Lab-leak fears are putting virologists under scrutiny
BOSTON - The experiment probed a coronavirus mystery: Why is the omicron variant apparently less deadly than the original Wuhan strain?
The researchers at Boston University’s National Emerging Infectious Disease Laboratories (the NEIDL, pronounced like “the needle”) created a new version of the virus, combining the spike protein that studs the surface of omicron with the backbone of the ancestral strain.
The result: The “chimeric” virus was only a little less deadly than the Wuhan strain, killing 80 percent rather than 100 percent of laboratory mice that are particularly sensitive to the virus. But it was still much deadlier in these mice than omicron. This suggested that the spike protein wasn’t the only element of omicron making it less lethal. Another mutation had to be playing a role.
On Oct. 14, the researchers posted an early draft of their results online. Such studies usually fly under the radar. Not this one.
“Experts slam Boston lab where scientists have created a new deadly Omicron strain with an 80% kill rate in mice,” blared a headline in the Daily Mail.
Critics view pathogen research as the Wild West of science. Virologists have faced online abuse and even death threats amid fears that what they do is dangerous. Above all, conjectures that the coronavirus pandemic might have originated from secret laboratory research have cast a shadow over the field.

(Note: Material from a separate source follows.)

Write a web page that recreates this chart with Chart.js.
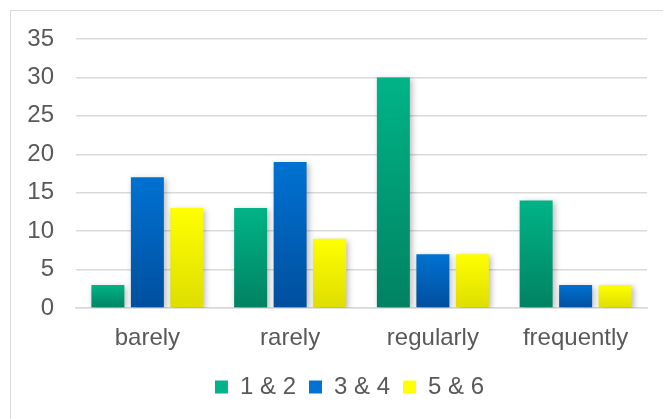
<!DOCTYPE html>
<html>
<head>
<meta charset="UTF-8">
<script src="https://cdn.jsdelivr.net/npm/chart.js@4"></script>
<style>
  html, body { margin: 0; padding: 0; background: #fff; overflow: hidden; }
  .frame { position: absolute; left: 10px; top: 10px; width: 700px; height: 500px; border: 1.5px solid #d9d9d9; }
  .wrap { position: absolute; left: 0; top: 0; width: 663px; height: 419px; }
</style>
</head>
<body>
<div class="frame"></div>
<div class="wrap"><canvas id="chart"></canvas></div>
<script>
// データ
const categories = ["barely", "rarely", "regularly", "frequently"];
const seriesNames = ["1 & 2", "3 & 4", "5 & 6"];
const values12 = [3, 13, 30, 14];
const values34 = [17, 19, 7, 3];
const values56 = [13, 9, 7, 3];
const yTicks = [0, 5, 10, 15, 20, 25, 30, 35];

// 色（上→下のグラデーション）
const colorPairs = [
  ["#00b487", "#008262"],
  ["#0072d2", "#004f9e"],
  ["#ffff00", "#dede00"],
];

function barGradient(pair) {
  return function (context) {
    const chart = context.chart;
    const y = chart.scales.y;
    if (!chart.chartArea || !y || context.raw === undefined) return pair[0];
    const top = y.getPixelForValue(context.raw);
    const bottom = y.getPixelForValue(0);
    const g = chart.ctx.createLinearGradient(0, top, 0, bottom);
    g.addColorStop(0, pair[0]);
    g.addColorStop(1, pair[1]);
    return g;
  };
}

const allValues = [values12, values34, values56];
const datasets = seriesNames.map((name, i) => ({
  label: name,
  data: allValues[i],
  backgroundColor: barGradient(colorPairs[i]),
  borderWidth: 0,
  categoryPercentage: 0.83,
  barPercentage: 0.835,
}));

// 棒の影
const shadowPlugin = {
  id: "barShadow",
  beforeDatasetsDraw(chart) {
    const ctx = chart.ctx;
    ctx.save();
    ctx.shadowColor = "rgba(0,0,0,0.28)";
    ctx.shadowBlur = 6;
    ctx.shadowOffsetX = 2;
    ctx.shadowOffsetY = 2;
  },
  afterDatasetsDraw(chart) {
    chart.ctx.restore();
  },
};

// 凡例を少し右へ寄せる
const legendShift = {
  id: "legendShift",
  afterLayout(chart) {
    if (chart.legend) {
      chart.legend.left += 26;
      chart.legend.right += 26;
    }
  },
};

const font = { family: "'Liberation Sans', Arial, sans-serif", size: 24 };

new Chart(document.getElementById("chart"), {
  type: "bar",
  data: { labels: categories, datasets: datasets },
  plugins: [shadowPlugin, legendShift],
  options: {
    responsive: true,
    maintainAspectRatio: false,
    animation: false,
    layout: { padding: { top: 39, right: 16, left: 0, bottom: 10 } },
    plugins: {
      tooltip: { enabled: false },
      legend: {
        position: "bottom",
        labels: {
          boxWidth: 13,
          boxHeight: 13,
          padding: 13,
          color: "#595959",
          font: font,
          generateLabels(chart) {
            return seriesNames.map((name, i) => ({
              text: name,
              fillStyle: colorPairs[i][0],
              strokeStyle: colorPairs[i][0],
              lineWidth: 0,
              fontColor: "#595959",
              datasetIndex: i,
            }));
          },
        },
      },
    },
    scales: {
      x: {
        grid: { display: false, drawTicks: false },
        border: { color: "#d9d9d9", width: 1.5 },
        ticks: { color: "#595959", font: font, padding: 16 },
        afterFit(scale) { scale.height = 54; },
      },
      y: {
        min: 0,
        max: 35,
        afterBuildTicks(scale) { scale.ticks = yTicks.map(v => ({ value: v })); },
        grid: { color: "#d9d9d9", lineWidth: 1.5, drawTicks: false },
        border: { display: false },
        ticks: { color: "#595959", font: font, padding: 22 },
        afterFit(scale) { scale.width = 76; },
      },
    },
  },
});
</script>
</body>
</html>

Independent of that rancorous debate about covid’s origin, the National Institutes of Health is preparing an overhaul of the policies on government-funded research, with draft recommendations by its biosecurity board expected to be released Friday.
The board’s recommendations, which could determine how virology experiments are conducted, will land in a politically charged environment. Republican leaders in the House of Representatives, leveraging their newly acquired subpoena power, have launched an investigation of the pandemic that will include the origin of covid and what they believe could be the involvement of American scientists and government officials.
The “lab leak theory” has revived a durable cultural meme, that of the mad scientist, of human hubris creating things that nature would not. Virologists, in turn, argue that the assault on their integrity has potentially dire consequences for public health. Covid is still sickening and killing people across the planet. The natural world teems with pathogens that could create yet another plague.
The editors of the journal of the American Society for Microbiology in December published an editorial warning that if scientists trying to protect humanity from the next pandemic continue to be viewed with suspicion, we will be “doomed to have pathogens control us, rather than vice versa.”